What are title loans?
A title loan is a type of loan which you can get by declaring an asset as collateral. This loan is sought-after mainly because lenders don’t take the applicant’s credit report into account. Another plus point of these loans is that you can borrow an amount as less as £100. However, these loans come with exorbitant rates of interest.
A car title loan is the most common form of a title loan, wherein you declare your vehicle as collateral against the title loan. Title loans are similar to Logbook loans in the UK. Logbook loans are regulated by the Bills of Sale Act 1878 and the Bills of Sale Act (1878) Amendment Act 1882 in the UK. If the lender has the bill of sale registered in their name, they have the authority to seize the vehicle in case of a default.
How does a car title loan work?
A prerequisite to borrowing a car title loan is owning a vehicle, after which you need to sign the title over to an auto loan company. You can then borrow up to 25% of your car’s worth from this lender, while they keep your vehicle’s title to cover for the loss in case of a default.
People usually borrow up to £1000 via car title loans. The typical loan term of a title loan ranges between 15 to 30 days, which may change depending on the amount of money borrowed.
Usually, car title loans allow borrowers to repay the loan as a lump sum, as opposed to repaying through monthly instalments. However, borrowers have the liberty to choose from a range of repayment plans – monthly, multi-year, etc.
In case a borrower defaults, the lending company will be entitled to immediate repossession of the borrower’s vehicle. Some loan companies may allow the borrower to pay the interest monthly until the loan is repaid in full. By law, the lender must send you a notice on missing a payment first. This will give you 14 days to respond.
How much can you get for a title loan/logbook loan?
You can borrow up to half of what your car is worth. Typically, lenders would lend around 25%, ranging between £500 and £50,000. While taking out a logbook loan, the lender will require your vehicle’s registration documents, as well as the logbook.
Is it a good idea to get a title loan?
While the plus side is that you can get small loans with more favourable repayment plans, there are several downsides associated with a title loan, some of which we’ve outlined for you:
- Title loans/logbook loans have outrageous interest rates.
- You are risking the possession of your vehicle if you fail to repay the loan on agreed terms.
- You can qualify for this loan only if you’re the legal owner of your vehicle and there is no outstanding loan associated with it.
- Based on your agreement with the lender you may lose some consumer rights.
If you wish to get a title loan, you should keep some things in mind:
- APR on these loans can go as high as 300%, so arrange a plan to repay this loan as fast as possible.

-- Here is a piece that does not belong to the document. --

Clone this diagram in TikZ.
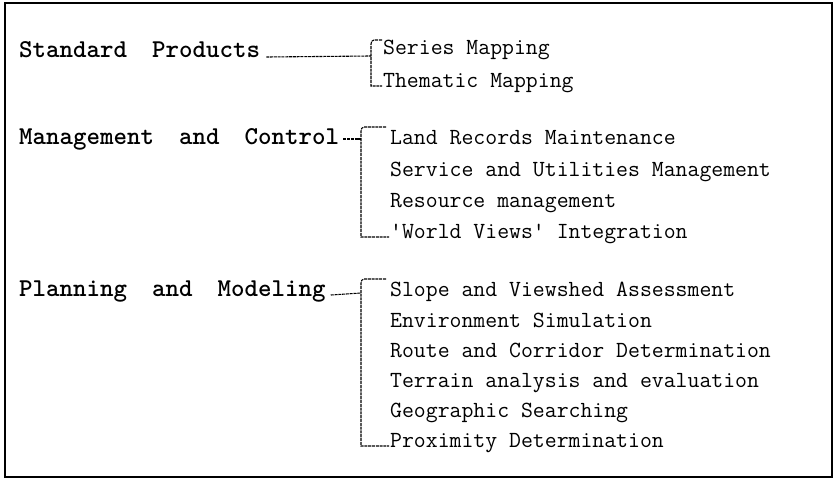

- Some lenders may levy an early repayment fee, so go through the paperwork thoroughly.
- Some lenders may insist on a weekly or fortnightly repayment plan. However, if they don’t accept direct debit, you may find it tough to juggle all the repayments and bills.

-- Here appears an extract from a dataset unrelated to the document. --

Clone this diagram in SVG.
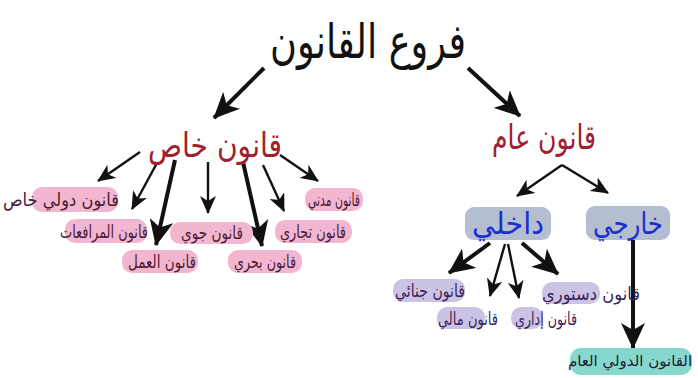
<svg xmlns="http://www.w3.org/2000/svg" width="698" height="378" viewBox="0 0 698 378">
<defs>
<marker id="ah" markerUnits="userSpaceOnUse" markerWidth="18" markerHeight="16" viewBox="0 0 18 16" refX="17" refY="8" orient="auto">
<path d="M0,0 L18,8 L0,16 L5,8 z" fill="#111"/>
</marker>
<marker id="ahb" markerUnits="userSpaceOnUse" markerWidth="26" markerHeight="24" viewBox="0 0 26 24" refX="25" refY="12" orient="auto">
<path d="M0,0 L26,12 L0,24 L7,12 z" fill="#111"/>
</marker>
</defs>
<style>
text{font-family:"DejaVu Sans","Noto Sans",sans-serif;}
.title{font-size:48px;fill:#111;}
.red{font-size:34px;fill:#a0202f;}
.blue{font-size:30px;fill:#1a2fcf;}
.pl{font-size:18px;fill:#4a1a35;}
.vl{font-size:18px;fill:#3a1f5a;}
.tl{font-size:15px;fill:#1a2030;}
.pink{fill:#f2b6d0;}
.lav{fill:#cbc3e4;}
.teal{fill:#86d8cf;}
.box{fill:#b3bed0;}
.thin{stroke:#111;stroke-width:2.4;fill:none;marker-end:url(#ah);}
.thick{stroke:#111;stroke-width:4;fill:none;marker-end:url(#ahb);}
</style>
<rect width="698" height="378" fill="#fff"/>
<g id="connectors">
<line class="thick" x1="264" y1="68" x2="214" y2="118"/>
<line class="thick" x1="468" y1="68" x2="520" y2="116"/>
<line class="thin" x1="140" y1="152" x2="98" y2="181"/>
<line class="thin" x1="157" y1="163" x2="132" y2="209"/>
<line class="thick" x1="175" y1="160" x2="156" y2="245"/>
<line class="thin" x1="208" y1="162" x2="208" y2="213"/>
<line class="thick" x1="243" y1="162" x2="262" y2="246"/>
<line class="thin" x1="263" y1="165" x2="284" y2="211"/>
<line class="thin" x1="280" y1="155" x2="318" y2="181"/>
<line class="thin" x1="562" y1="165" x2="517" y2="196"/>
<line class="thin" x1="562" y1="165" x2="608" y2="193"/>
<line class="thick" x1="490" y1="243" x2="449" y2="273"/>
<line class="thin" x1="505" y1="244" x2="490" y2="296"/>
<line class="thin" x1="508" y1="244" x2="519" y2="298"/>
<line class="thick" x1="522" y1="243" x2="558" y2="274"/>
<line class="thick" x1="633" y1="240" x2="633" y2="348"/>
</g>
<g id="title"><text class="title" x="368" y="58" text-anchor="middle" direction="rtl" textLength="196" lengthAdjust="spacingAndGlyphs">فروع القانون</text></g>
<g id="private"><text class="red" x="215" y="157" text-anchor="middle" direction="rtl" textLength="134" lengthAdjust="spacingAndGlyphs">قانون خاص</text></g>
<g id="public"><text class="red" x="544" y="149" text-anchor="middle" direction="rtl" textLength="104" lengthAdjust="spacingAndGlyphs">قانون عام</text></g>
<g id="internal"><rect class="box" x="465" y="207" width="86" height="33" rx="9"/><text class="blue" x="508" y="234" text-anchor="middle" direction="rtl" textLength="72" lengthAdjust="spacingAndGlyphs">داخلي</text></g>
<g id="external"><rect class="box" x="586" y="206" width="84" height="34" rx="9"/><text class="blue" x="628" y="234" text-anchor="middle" direction="rtl" textLength="70" lengthAdjust="spacingAndGlyphs">خارجي</text></g>
<g id="civil"><rect class="pink" x="305" y="188" width="58" height="23" rx="10"/><text class="pl" x="334" y="206" text-anchor="middle" direction="rtl" textLength="52" lengthAdjust="spacingAndGlyphs">قانون مدني</text></g>
<g id="commercial"><rect class="pink" x="275" y="220" width="77" height="23" rx="10"/><text class="pl" x="313" y="238" text-anchor="middle" direction="rtl" textLength="66" lengthAdjust="spacingAndGlyphs">قانون تجاري</text></g>
<g id="maritime"><rect class="pink" x="228" y="250" width="74" height="23" rx="10"/><text class="pl" x="265" y="268" text-anchor="middle" direction="rtl" textLength="62" lengthAdjust="spacingAndGlyphs">قانون بحري</text></g>
<g id="air"><rect class="pink" x="170" y="222" width="83" height="22" rx="10"/><text class="pl" x="212" y="239" text-anchor="middle" direction="rtl" textLength="62" lengthAdjust="spacingAndGlyphs">قانون جوي</text></g>
<g id="labor"><rect class="pink" x="122" y="250" width="76" height="23" rx="10"/><text class="pl" x="162" y="268" text-anchor="middle" direction="rtl" textLength="68" lengthAdjust="spacingAndGlyphs">قانون العمل</text></g>
<g id="procedure"><rect class="pink" x="65" y="219" width="82" height="24" rx="10"/><text class="pl" x="104" y="238" text-anchor="middle" direction="rtl" textLength="88" lengthAdjust="spacingAndGlyphs">قانون المرافعات</text></g>
<g id="privintl"><rect class="pink" x="32" y="187" width="86" height="25" rx="10"/><text class="pl" x="61" y="206" text-anchor="middle" direction="rtl" textLength="116" lengthAdjust="spacingAndGlyphs">قانون دولي خاص</text></g>
<g id="criminal"><rect class="lav" x="393" y="279" width="72" height="23" rx="10"/><text class="vl" x="430" y="297" text-anchor="middle" direction="rtl" textLength="70" lengthAdjust="spacingAndGlyphs">قانون جنائي</text></g>
<g id="financial"><rect class="lav" x="437" y="307" width="48" height="22" rx="10"/><text class="vl" x="468" y="325" text-anchor="middle" direction="rtl" textLength="60" lengthAdjust="spacingAndGlyphs">قانون مالي</text></g>
<g id="admin"><rect class="lav" x="511" y="307" width="32" height="22" rx="10"/><text class="vl" x="546" y="325" text-anchor="middle" direction="rtl" textLength="62" lengthAdjust="spacingAndGlyphs">قانون إداري</text></g>
<g id="constitutional"><rect class="lav" x="542" y="282" width="58" height="22" rx="10"/><text class="vl" x="591" y="300" text-anchor="middle" direction="rtl" textLength="98" lengthAdjust="spacingAndGlyphs">قانون دستوري</text></g>
<g id="pubintl"><rect class="teal" x="570" y="348" width="122" height="27" rx="11"/><text class="tl" x="630" y="366" text-anchor="middle" direction="rtl">القانون الدولي العام</text></g>
</svg>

- You are entitled to a ‘statement of account’ if you can’t keep track of what you’ve paid and how much you owe to your lender.
- If the ongoing loan on your vehicle is about to come to an end, some lenders might approve your loan. They will, however, require the existing lender’s approval.
People may find the option of logbook loans enticing as it’s easy to borrow a loan this way. And also, people don’t have to worry about their credit score. However, there are many things to consider before taking out a logbook loan, such as high APRs and interest rates. Therefore, we urge you to make an informed decision and look for more feasible options before resorting to this one.